I findly thought, a year or so ago, that I had the remarkable Dr Katterfelto to myself.
Then I found that David Paton-Williams had beaten me to it, publishing a biography of him in 2008.
Exhaustively combing through the local press, Paton-Williams has charted the great magician’s chequered and colourful career.
To begin with there was a long residency in London, but in August 1784 the Katterfelts loaded up a cart and set forth on the tour that never ends.
Each month or so there was a new assembly hall or hotel or pub in which to reveal his magic.
The journey began in East Anglia, then took in the East Midlands, Yorkshire and Scotland.
After that it was back south to the Lakes and to Liverpool.
Six years after they set out, the Katterfelts were in the West Midlands, first at Stafford, then at Wolverhampton and the Black Country towns, and finally (in April 1792) Dr Katterfelto arrived in Birmingham, where he remained for an unprecedented 12 months.
After that the journey took them westward to Shropshire and Wales, and only came to an end with Katterfelto’s death at Bedale in Yorkshire in 1799.
The family had been on the road for 15 years.
It was not difficult to find out that Katterfelto was in town.

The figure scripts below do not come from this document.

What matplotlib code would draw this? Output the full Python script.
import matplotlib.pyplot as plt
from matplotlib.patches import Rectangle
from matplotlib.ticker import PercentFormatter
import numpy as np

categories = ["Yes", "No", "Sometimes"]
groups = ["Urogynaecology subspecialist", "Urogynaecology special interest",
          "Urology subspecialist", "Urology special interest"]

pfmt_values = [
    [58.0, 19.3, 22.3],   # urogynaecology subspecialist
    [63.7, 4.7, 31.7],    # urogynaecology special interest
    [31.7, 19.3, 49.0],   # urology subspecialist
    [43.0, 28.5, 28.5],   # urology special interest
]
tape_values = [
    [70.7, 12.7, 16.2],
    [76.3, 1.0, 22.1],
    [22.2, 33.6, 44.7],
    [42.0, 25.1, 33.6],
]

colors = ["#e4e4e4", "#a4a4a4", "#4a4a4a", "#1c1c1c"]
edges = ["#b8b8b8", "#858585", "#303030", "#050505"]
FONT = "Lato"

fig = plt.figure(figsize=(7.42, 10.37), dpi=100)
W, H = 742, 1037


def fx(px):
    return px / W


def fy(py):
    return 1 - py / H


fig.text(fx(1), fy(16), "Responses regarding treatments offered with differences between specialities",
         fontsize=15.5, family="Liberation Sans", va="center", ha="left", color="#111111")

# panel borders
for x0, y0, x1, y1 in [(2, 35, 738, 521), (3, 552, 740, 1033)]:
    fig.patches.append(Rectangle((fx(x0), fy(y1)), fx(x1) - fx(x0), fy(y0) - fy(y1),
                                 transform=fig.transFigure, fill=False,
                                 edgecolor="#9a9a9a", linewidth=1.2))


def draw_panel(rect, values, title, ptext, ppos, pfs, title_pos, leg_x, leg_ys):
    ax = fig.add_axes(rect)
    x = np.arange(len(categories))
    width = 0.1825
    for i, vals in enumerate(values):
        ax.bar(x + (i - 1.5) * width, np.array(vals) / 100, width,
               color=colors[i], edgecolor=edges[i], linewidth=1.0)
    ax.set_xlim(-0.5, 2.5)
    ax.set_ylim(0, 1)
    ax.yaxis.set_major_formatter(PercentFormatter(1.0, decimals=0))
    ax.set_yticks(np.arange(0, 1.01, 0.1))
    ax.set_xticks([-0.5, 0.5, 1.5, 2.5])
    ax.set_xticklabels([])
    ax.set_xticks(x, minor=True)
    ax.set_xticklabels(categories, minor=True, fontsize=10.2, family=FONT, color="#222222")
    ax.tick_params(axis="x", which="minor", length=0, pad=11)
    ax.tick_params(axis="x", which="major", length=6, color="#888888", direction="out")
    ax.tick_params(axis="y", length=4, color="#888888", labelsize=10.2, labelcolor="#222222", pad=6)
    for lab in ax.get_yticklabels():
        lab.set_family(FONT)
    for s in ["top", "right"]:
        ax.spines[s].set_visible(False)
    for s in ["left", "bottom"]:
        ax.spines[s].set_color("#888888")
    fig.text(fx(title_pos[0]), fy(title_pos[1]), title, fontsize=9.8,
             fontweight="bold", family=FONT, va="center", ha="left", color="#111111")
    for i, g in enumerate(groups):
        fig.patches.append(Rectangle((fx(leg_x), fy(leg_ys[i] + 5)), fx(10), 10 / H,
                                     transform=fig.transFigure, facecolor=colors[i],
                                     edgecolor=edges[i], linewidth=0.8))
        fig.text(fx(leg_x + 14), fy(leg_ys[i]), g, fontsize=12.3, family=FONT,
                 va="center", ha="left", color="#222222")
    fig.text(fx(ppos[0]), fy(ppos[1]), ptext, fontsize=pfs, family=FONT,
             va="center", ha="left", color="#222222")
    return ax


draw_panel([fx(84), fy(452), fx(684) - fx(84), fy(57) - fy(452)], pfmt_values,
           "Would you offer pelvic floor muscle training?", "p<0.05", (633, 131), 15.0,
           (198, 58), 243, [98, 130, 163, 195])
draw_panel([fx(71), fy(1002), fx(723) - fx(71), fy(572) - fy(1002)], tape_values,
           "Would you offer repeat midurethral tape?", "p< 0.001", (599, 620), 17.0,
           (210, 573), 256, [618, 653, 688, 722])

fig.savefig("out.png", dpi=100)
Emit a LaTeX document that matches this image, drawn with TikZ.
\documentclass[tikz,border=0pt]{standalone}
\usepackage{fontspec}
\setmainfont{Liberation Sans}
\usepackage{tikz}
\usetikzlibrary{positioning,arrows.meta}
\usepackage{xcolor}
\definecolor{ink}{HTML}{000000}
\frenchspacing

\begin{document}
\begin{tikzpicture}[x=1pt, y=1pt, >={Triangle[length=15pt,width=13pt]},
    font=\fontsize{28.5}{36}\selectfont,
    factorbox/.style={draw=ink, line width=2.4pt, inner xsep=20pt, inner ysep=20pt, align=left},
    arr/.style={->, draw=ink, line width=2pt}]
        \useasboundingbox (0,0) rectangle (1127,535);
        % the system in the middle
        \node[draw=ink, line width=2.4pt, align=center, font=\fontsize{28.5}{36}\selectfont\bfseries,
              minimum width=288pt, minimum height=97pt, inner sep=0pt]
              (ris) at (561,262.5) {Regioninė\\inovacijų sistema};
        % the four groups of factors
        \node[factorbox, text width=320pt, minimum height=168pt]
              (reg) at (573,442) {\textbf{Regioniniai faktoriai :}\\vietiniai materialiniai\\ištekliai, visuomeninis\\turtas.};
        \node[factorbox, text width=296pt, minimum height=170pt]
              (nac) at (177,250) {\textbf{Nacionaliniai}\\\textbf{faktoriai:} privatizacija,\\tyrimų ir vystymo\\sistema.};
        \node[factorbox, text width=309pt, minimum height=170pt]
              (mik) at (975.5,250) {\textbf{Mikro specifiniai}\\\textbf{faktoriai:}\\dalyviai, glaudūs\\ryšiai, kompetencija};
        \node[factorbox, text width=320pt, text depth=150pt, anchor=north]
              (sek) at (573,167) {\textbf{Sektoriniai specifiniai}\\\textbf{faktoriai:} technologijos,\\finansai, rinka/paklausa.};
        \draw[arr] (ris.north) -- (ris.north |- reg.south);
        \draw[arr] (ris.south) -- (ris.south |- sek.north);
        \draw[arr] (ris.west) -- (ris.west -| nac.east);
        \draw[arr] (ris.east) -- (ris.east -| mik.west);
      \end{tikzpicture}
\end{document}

There were, as we have seen, the numerous “puffs” in the local paper, composed by Katterfelto himself and often in verse. “His lectures and surprising experiments are philosophical, mathematical, optical, magnetical, electrical, physical, chemical, pneumatic, hydraulic, perotic, hydrostatic, stenographic, pollengestic and caprimandic arts.”

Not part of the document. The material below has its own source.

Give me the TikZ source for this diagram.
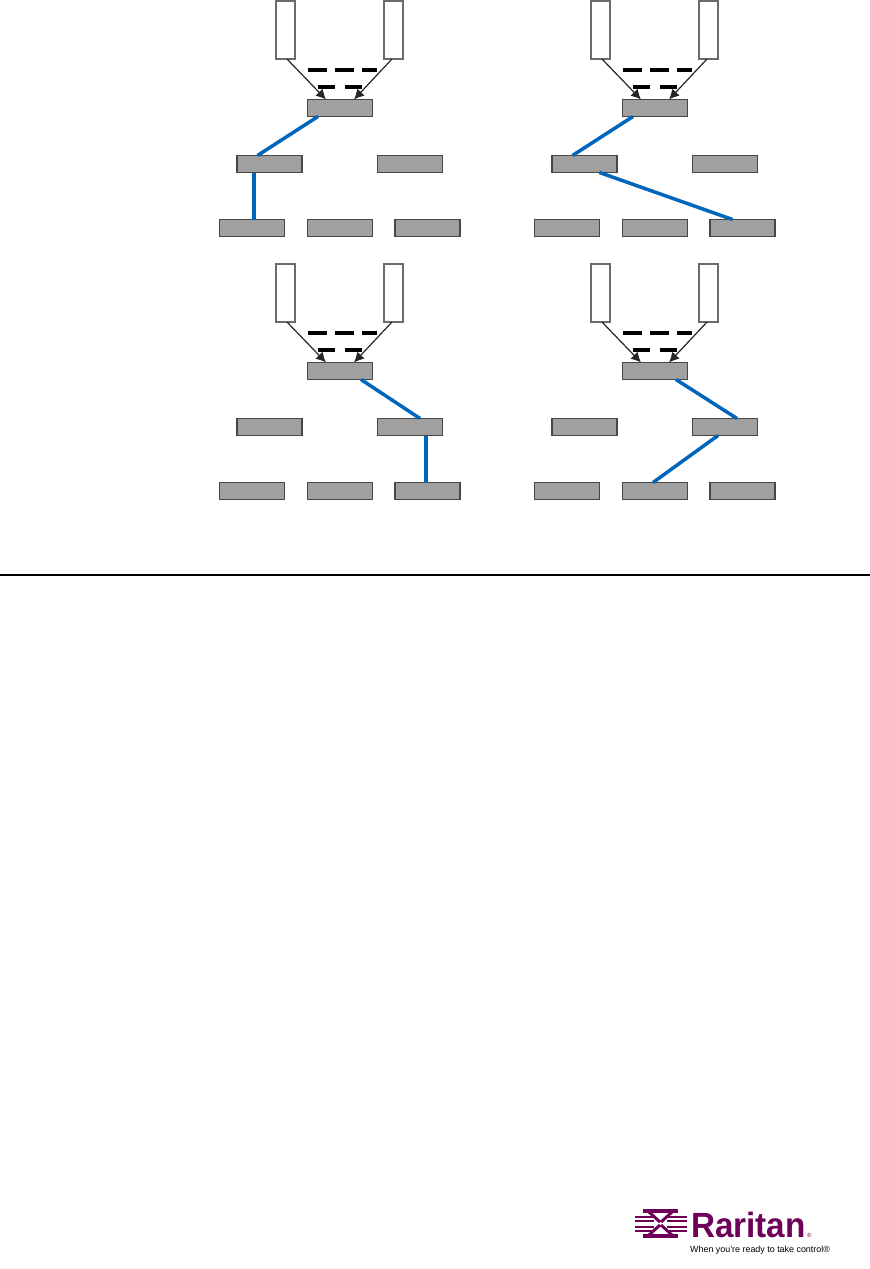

Then there were the extras.
The black cat was one, an ever-present ingredient of the shows. And, if the cat brought with it a hint of the black arts, then Katterfelto was willing to court the publicity if it delivered him an audience.
The doctor’s contemporaries in the Lunar Society were also willing to tread this dotted line between science and magic. Then there were Katterfelto’s two black servants.

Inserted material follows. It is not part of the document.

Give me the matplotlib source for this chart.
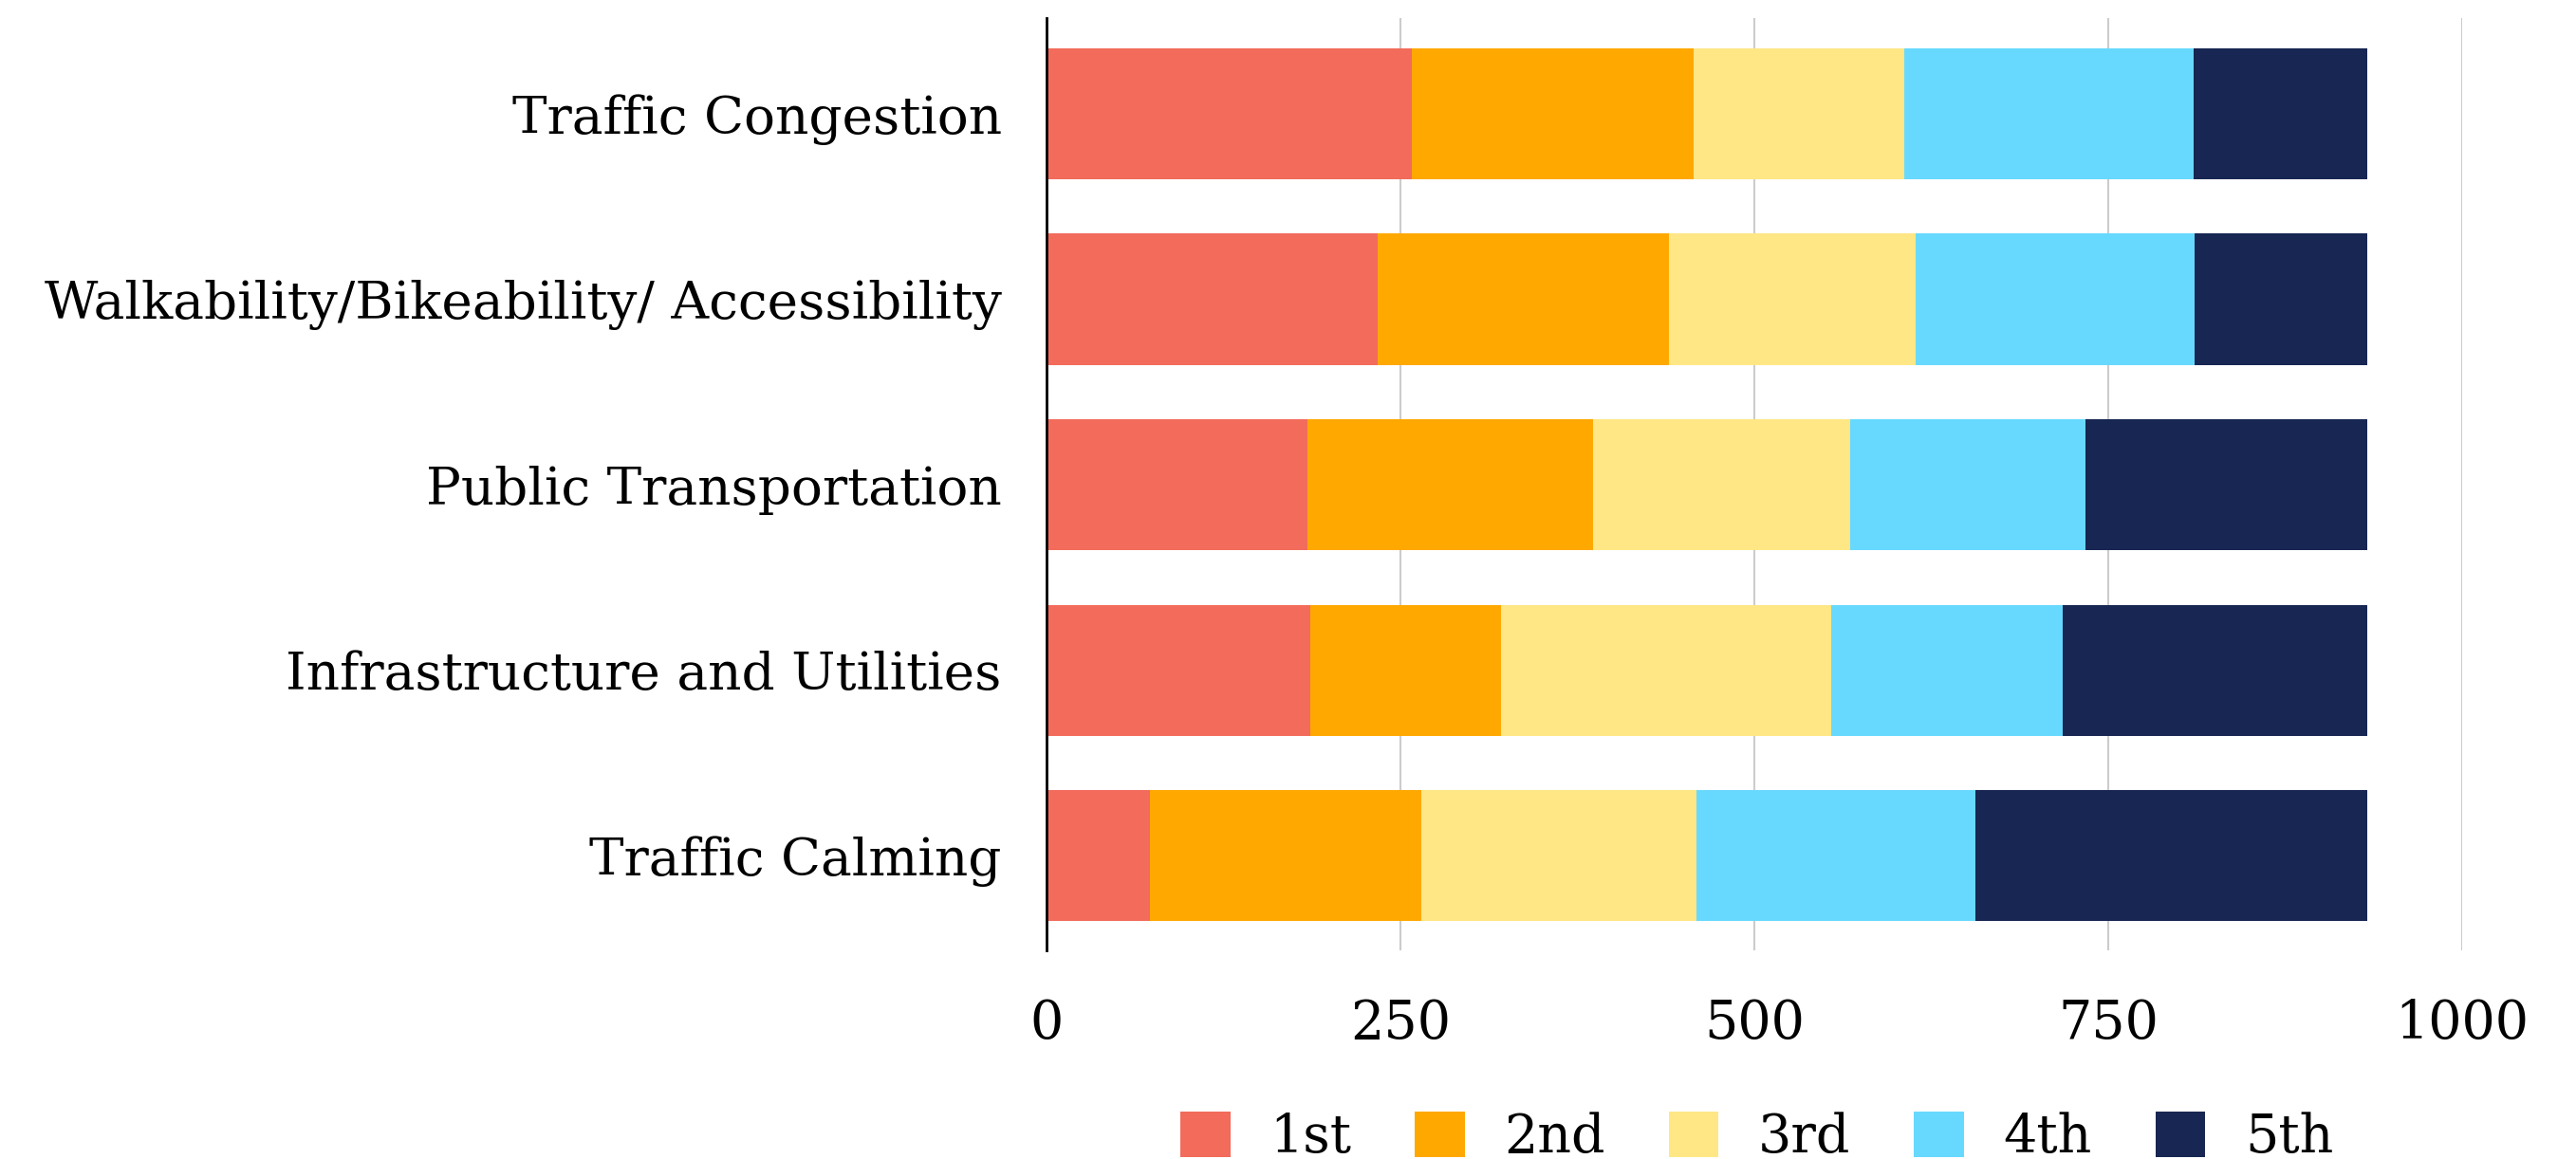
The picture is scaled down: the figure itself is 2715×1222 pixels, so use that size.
import matplotlib
matplotlib.use("Agg")
import matplotlib.pyplot as plt
import numpy as np

categories = ["Traffic Congestion", "Walkability/Bikeability/ Accessibility",
              "Public Transportation", "Infrastructure and Utilities", "Traffic Calming"]
series_names = ["1st", "2nd", "3rd", "4th", "5th"]
first = [258, 234, 184, 186, 73]
second = [199, 206, 202, 135, 192]
third = [149, 174, 182, 233, 194]
fourth = [204, 197, 166, 164, 197]
fifth = [123, 122, 199, 215, 277]
colors = ["#F26B5B", "#FFA800", "#FFE785", "#68D9FE", "#172652"]
xticks = [0, 250, 500, 750, 1000]

plt.rcParams['font.family'] = ['DejaVu Serif']

fig = plt.figure(figsize=(27.15, 12.22), dpi=100)
ax = fig.add_axes([1103/2715, 1 - 1002/1222, (2595-1103)/2715, (1002-19)/1222])

y = np.arange(len(categories))
left = np.zeros(len(categories))
for name, vals, c in zip(series_names, [first, second, third, fourth, fifth], colors):
    ax.barh(y, vals, left=left, height=0.707, color=c, label=name, linewidth=0, zorder=3)
    left += np.array(vals)

ax.set_xlim(0, 1000)
ax.set_ylim(4.51, -0.516)
ax.set_yticks(y)
ax.set_yticklabels(categories, fontsize=39.5)
ax.set_xticks(xticks)
ax.set_xticklabels([str(t) for t in xticks], fontsize=40)
ax.tick_params(axis='y', length=0, pad=34)
ax.tick_params(axis='x', length=0, pad=36)
ax.grid(axis='x', color='#cccccc', linewidth=1.5, zorder=0)
for s in ['top', 'right', 'bottom']:
    ax.spines[s].set_visible(False)
ax.spines['left'].set_linewidth(2)
ax.spines['left'].set_color('black')
ax.spines['left'].set_zorder(4)

fig.legend(loc='lower center', ncol=5, bbox_to_anchor=(0.682, -0.045), frameon=False,
           fontsize=40, handlelength=0.95, handleheight=0.95, handletextpad=0.75,
           columnspacing=1.2)

fig.savefig("out.png", dpi=100, facecolor='white')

Quite how Katterfelto acquired two black servants we do not know, though there were Africans living in 19th century England, even if there numbers were not high.
But the boys would have been unusual enough to attract attention, which is exactly what they were there for.
Off they would go in the streets of the town, togged up in whatever uniform the doctor could find, and blowing trumpets to announce their master’s presence.
Working for Katterfelto was doubtless gruelling and poorly paid and, more than once, his apprentices deserted him, obliging Katterfelto to advertise for their safe return.
So, in April 1792 Dr Katterfelto, family, cats and servants descended on the West Midlands.